* [Your objective]: Return all the data below as it stands, minus the pictures.

===== Supplied data =====

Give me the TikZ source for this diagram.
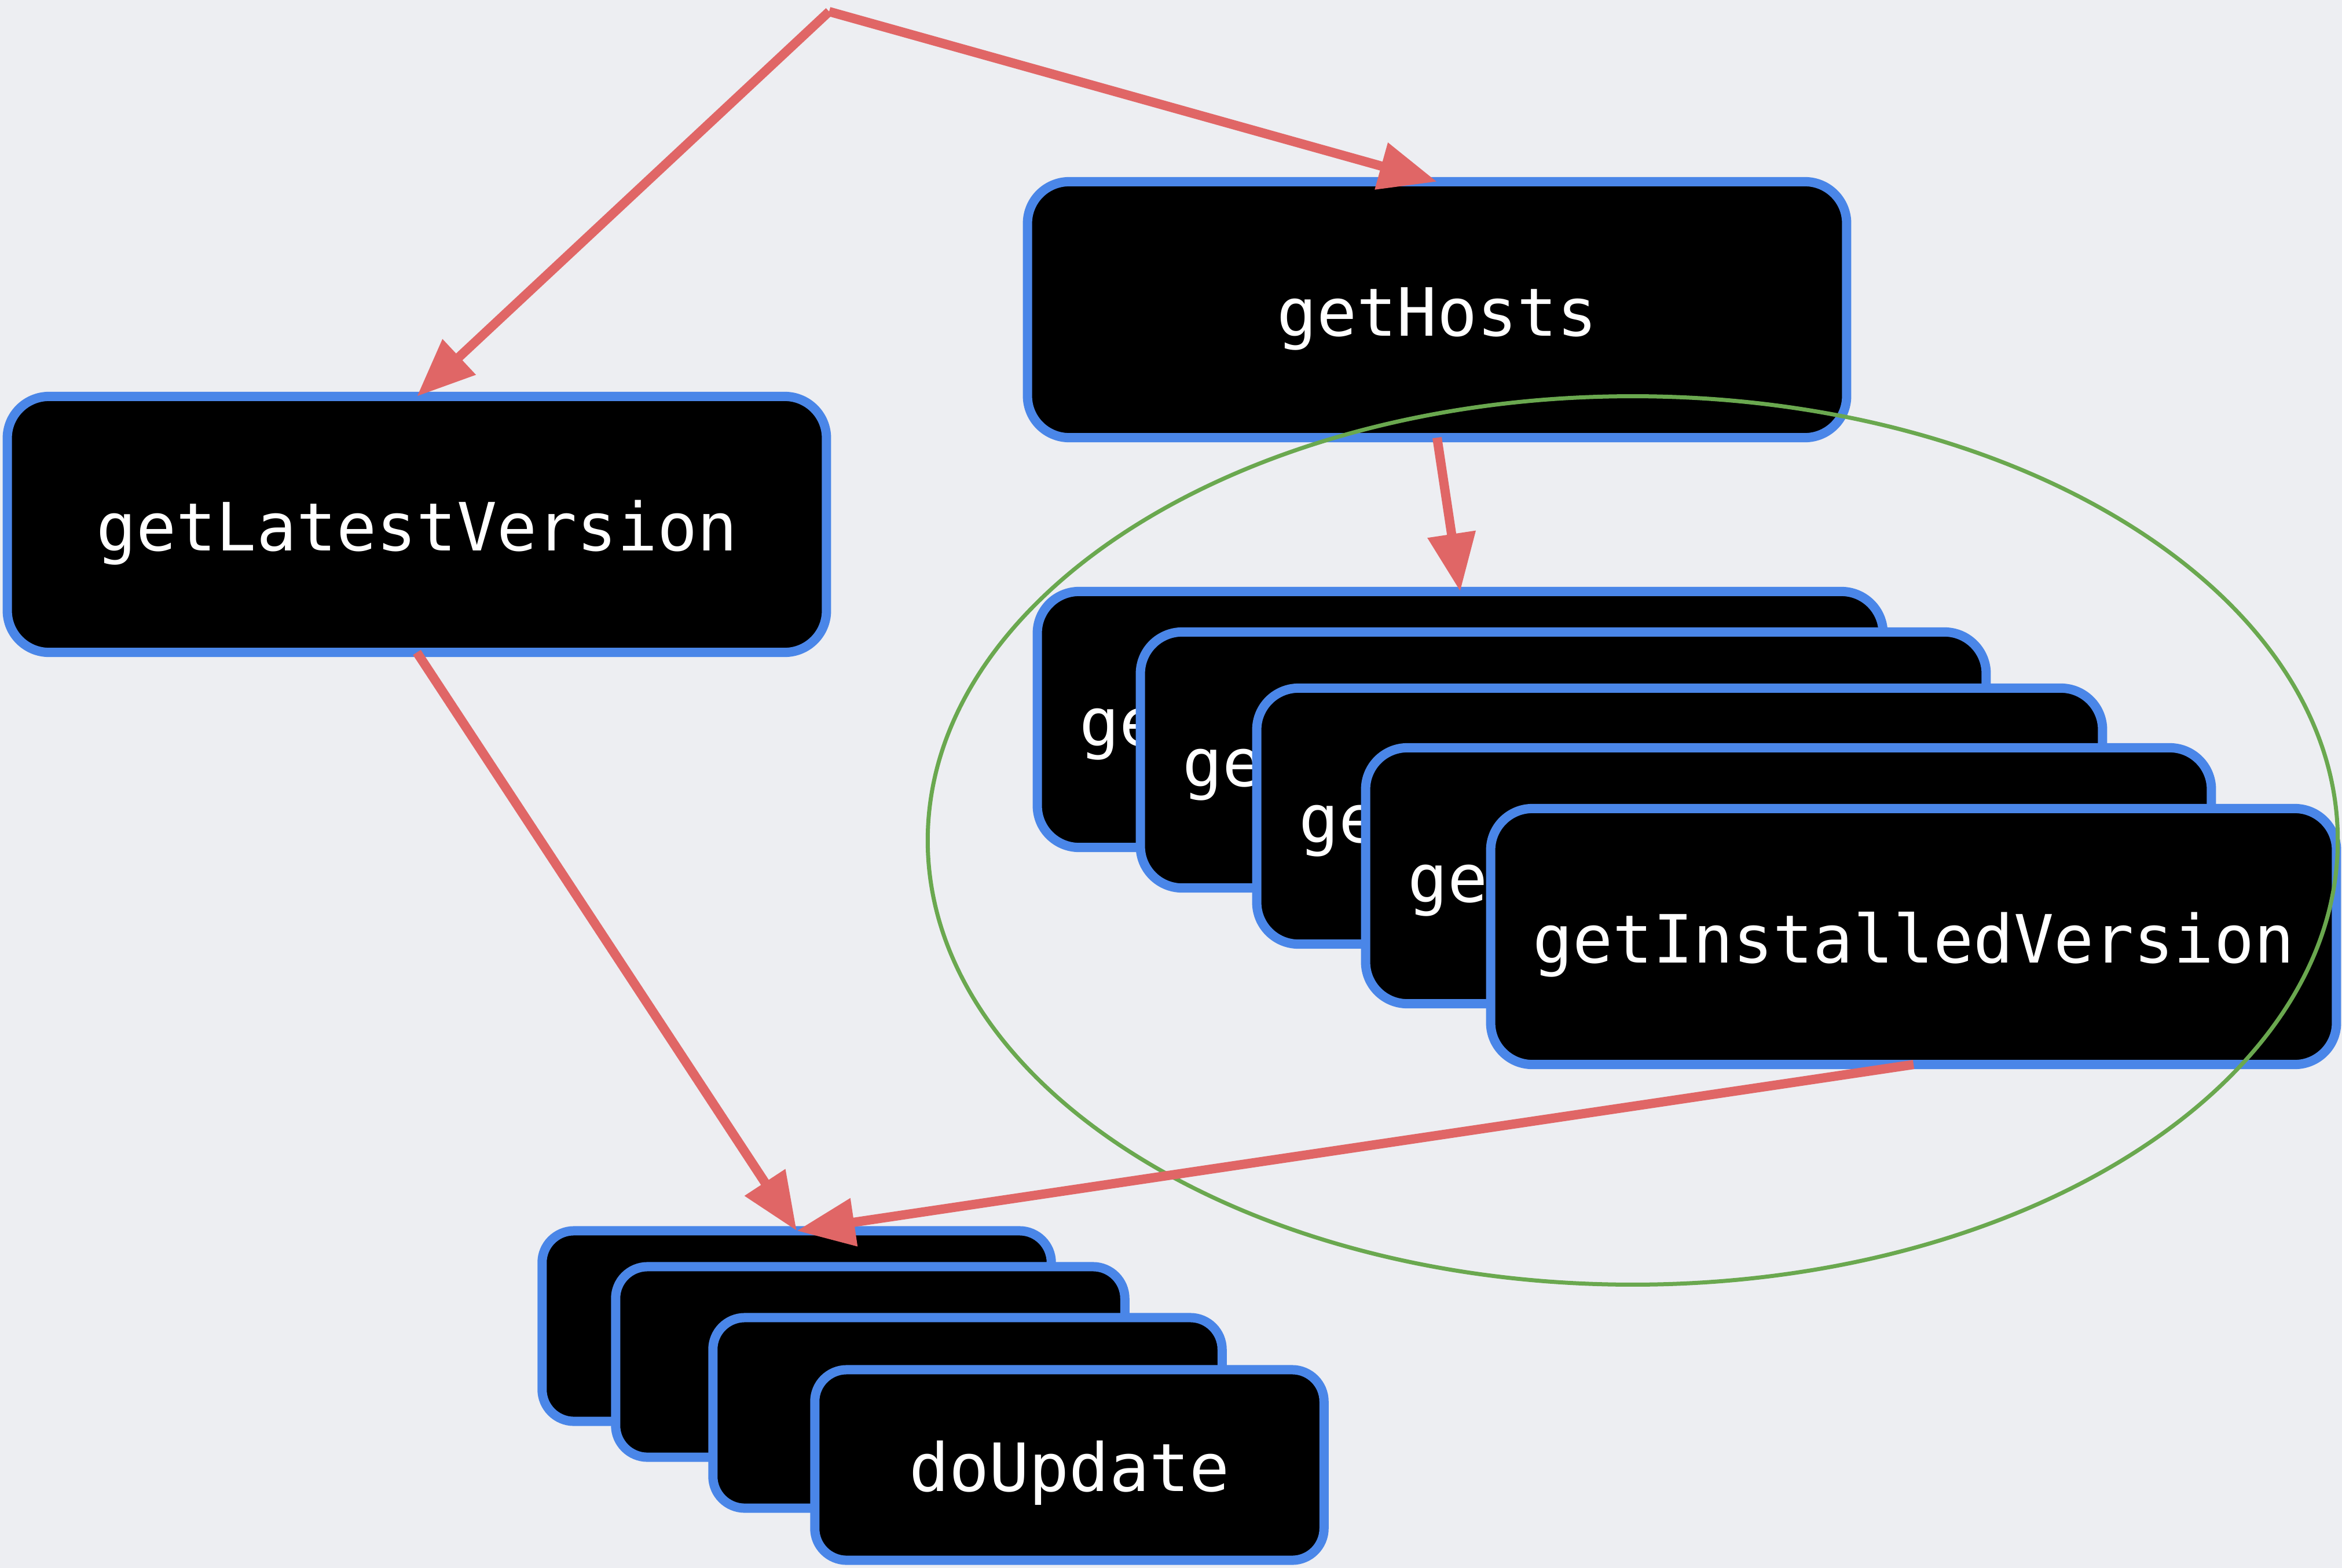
\documentclass[tikz,border=0pt]{standalone}
\usepackage{fontspec}
\setmonofont{DejaVu Sans Mono}
\usetikzlibrary{arrows.meta}
\definecolor{bgc}{RGB}{237,238,242}
\definecolor{boxblue}{HTML}{4A86E8}
\definecolor{arrred}{HTML}{E06666}
\definecolor{grpgreen}{HTML}{6AA84F}
\tikzset{
  fnbox/.style={draw=boxblue, fill=black, line width=0.16cm, rounded corners=0.72cm,
    text=white, font=\ttfamily\fontsize{32.7pt}{36pt}\selectfont,
    minimum height=4.42cm, text height=0.9cm, text depth=0pt, inner sep=0pt, outer sep=0pt},
  bigbox/.style={fnbox, minimum width=14.14cm},
  ivbox/.style={fnbox, minimum width=14.6cm},
  dubox/.style={fnbox, minimum width=8.79cm, minimum height=3.29cm, rounded corners=0.55cm},
  arr/.style={draw=arrred, line width=0.16cm, -{Triangle[length=1cm, width=0.8cm]}},
  grp/.style={draw=grpgreen, line width=0.07cm}
}
\begin{document}
\begin{tikzpicture}[x=0.01cm, y=-0.01cm]
\fill[bgc] (0,0) rectangle (4045,2709);
\useasboundingbox (0,0) rectangle (4045,2709);

\coordinate (start) at (1432,20);

\node[bigbox] (lv) at (720,906) {getLatestVersion};
\node[bigbox] (gh) at (2482,535) {getHosts};

\node[ivbox] (iv1) at (2522,1243) {getInstalledVersion};
\node[ivbox] (iv2) at (2700,1313) {getInstalledVersion};
\node[ivbox] (iv3) at (2901,1410) {getInstalledVersion};
\node[ivbox] (iv4) at (3089,1513) {getInstalledVersion};
\node[ivbox] (iv5) at (3305,1618) {getInstalledVersion};

\node[dubox] (du1) at (1376,2291) {doUpdate};
\node[dubox] (du2) at (1503,2353) {doUpdate};
\node[dubox] (du3) at (1671,2441) {doUpdate};
\node[dubox] (du4) at (1847,2531) {doUpdate};

\draw[grp] (2820,1452) ellipse [x radius=12.17cm, y radius=7.67cm];

\draw[arr] (start) -- (lv.north);
\draw[arr] (start) -- (gh.north);
\draw[arr] (gh.south) -- (iv1.north);
\draw[arr] (lv.south) -- (du1.north);
\draw[arr] (iv5.south) -- (du1.north);
\end{tikzpicture}
\end{document}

=====

* [Exercise answer]:
Give me the TikZ source for this diagram.
\documentclass[tikz,border=0pt]{standalone}
\usepackage{fontspec}
\setmonofont{DejaVu Sans Mono}
\usetikzlibrary{arrows.meta}
\definecolor{bgc}{RGB}{237,238,242}
\definecolor{boxblue}{HTML}{4A86E8}
\definecolor{arrred}{HTML}{E06666}
\definecolor{grpgreen}{HTML}{6AA84F}
\tikzset{
  fnbox/.style={draw=boxblue, fill=black, line width=0.16cm, rounded corners=0.72cm,
    text=white, font=\ttfamily\fontsize{32.7pt}{36pt}\selectfont,
    minimum height=4.42cm, text height=0.9cm, text depth=0pt, inner sep=0pt, outer sep=0pt},
  bigbox/.style={fnbox, minimum width=14.14cm},
  ivbox/.style={fnbox, minimum width=14.6cm},
  dubox/.style={fnbox, minimum width=8.79cm, minimum height=3.29cm, rounded corners=0.55cm},
  arr/.style={draw=arrred, line width=0.16cm, -{Triangle[length=1cm, width=0.8cm]}},
  grp/.style={draw=grpgreen, line width=0.07cm}
}
\begin{document}
\begin{tikzpicture}[x=0.01cm, y=-0.01cm]
\fill[bgc] (0,0) rectangle (4045,2709);
\useasboundingbox (0,0) rectangle (4045,2709);

\coordinate (start) at (1432,20);

\node[bigbox] (lv) at (720,906) {getLatestVersion};
\node[bigbox] (gh) at (2482,535) {getHosts};

\node[ivbox] (iv1) at (2522,1243) {getInstalledVersion};
\node[ivbox] (iv2) at (2700,1313) {getInstalledVersion};
\node[ivbox] (iv3) at (2901,1410) {getInstalledVersion};
\node[ivbox] (iv4) at (3089,1513) {getInstalledVersion};
\node[ivbox] (iv5) at (3305,1618) {getInstalledVersion};

\node[dubox] (du1) at (1376,2291) {doUpdate};
\node[dubox] (du2) at (1503,2353) {doUpdate};
\node[dubox] (du3) at (1671,2441) {doUpdate};
\node[dubox] (du4) at (1847,2531) {doUpdate};

\draw[grp] (2820,1452) ellipse [x radius=12.17cm, y radius=7.67cm];

\draw[arr] (start) -- (lv.north);
\draw[arr] (start) -- (gh.north);
\draw[arr] (gh.south) -- (iv1.north);
\draw[arr] (lv.south) -- (du1.north);
\draw[arr] (iv5.south) -- (du1.north);
\end{tikzpicture}
\end{document}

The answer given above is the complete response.